En l’absence d’une vision relativement globale, Le Caire a souffert de plusieurs problèmes, en lien avec la densité de la population et du manque d’organisation. Du coup, on a saboté les plans de base et Le Caire a acquis la réputation d’une ville en perpétuelle croissance, aux frontières fragiles et mouvantes. Il est même difficile de délimiter les contours de cette mégalopole gigantesque ou de deviner son avenir, sauf dans la mesure où l’on y arrête la construction pendant un certain temps. Et ce, pour remédier à ses maux et avoir des perspectives sur son devenir, au lieu de se trouver tout le temps face à des faits accomplis urbanistiques. Avant que l’Etat ne pense, comme il le fait à l’heure actuelle, à déplacer certaines catégories d’habitants, de les délocaliser ou les déposséder de leurs terres ou leurs maisons, il faut d’abord élaborer une vision globale de la ville, une stratégie à long terme capable d’imaginer la jonction du Caire et des cités qui l’entourent. Ce plan futur doit faire un usage intelligent des terres qui seront annexées à la ville, car situées à la périphérie de ces nouvelles cités. Il doit vraiment offrir une vue d’ensemble de la ville et de ses charnières, de quoi permettre d’avoir plus d’espaces verts et de surfaces en plein air. Ce plan doit également prendre en considération les besoins de la population et leurs potentiels et classer les zones et les quartiers en fonction de leurs atouts de manière à assurer une complémentarité entre les diverses parties de la ville.

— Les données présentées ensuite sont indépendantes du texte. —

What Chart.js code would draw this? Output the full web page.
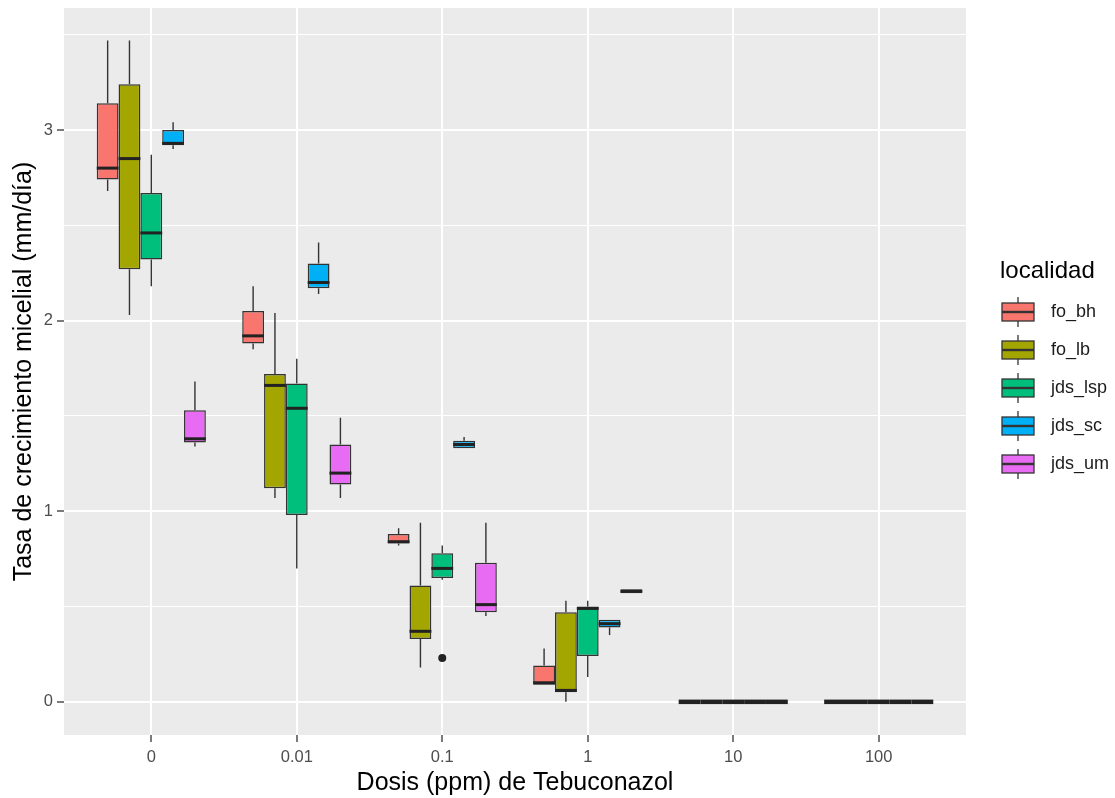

De même, on doit prévoir l’existence d’un réseau de transport en commun, intégrant l’unité de la ville et des cités avoisinantes, tenant compte des points d’attrait et des activités envisagées. Il n’y aucune raison de se précipiter afin de mettre sur pied des projets immobiliers ou autres, dans les pourtours du Caire traditionnel. Car celui-ci va encore étendre ses tentacules pour « bouffer » son entourage. Vu la proximité géographique, nous devons essayer d’imaginer Le Caire, après l’achèvement de la Nouvelle Capitale et des autres cités voisines, d’imaginer le futur de cette super méga-cité que ces entités formeront ensemble. Cela étant, nous pouvons procéder différemment, en suivant une vision contemporaine. Avant d’imaginer un futur quelconque ou de chercher des solutions aux problèmes existants, admettons d’abord que Le Caire est une ville qui s’étend et s’étire constamment. C’est une condition sine qua non de toute éventuelle planification sérieuse. Au moins pour arrêter ce non-stop élargissement.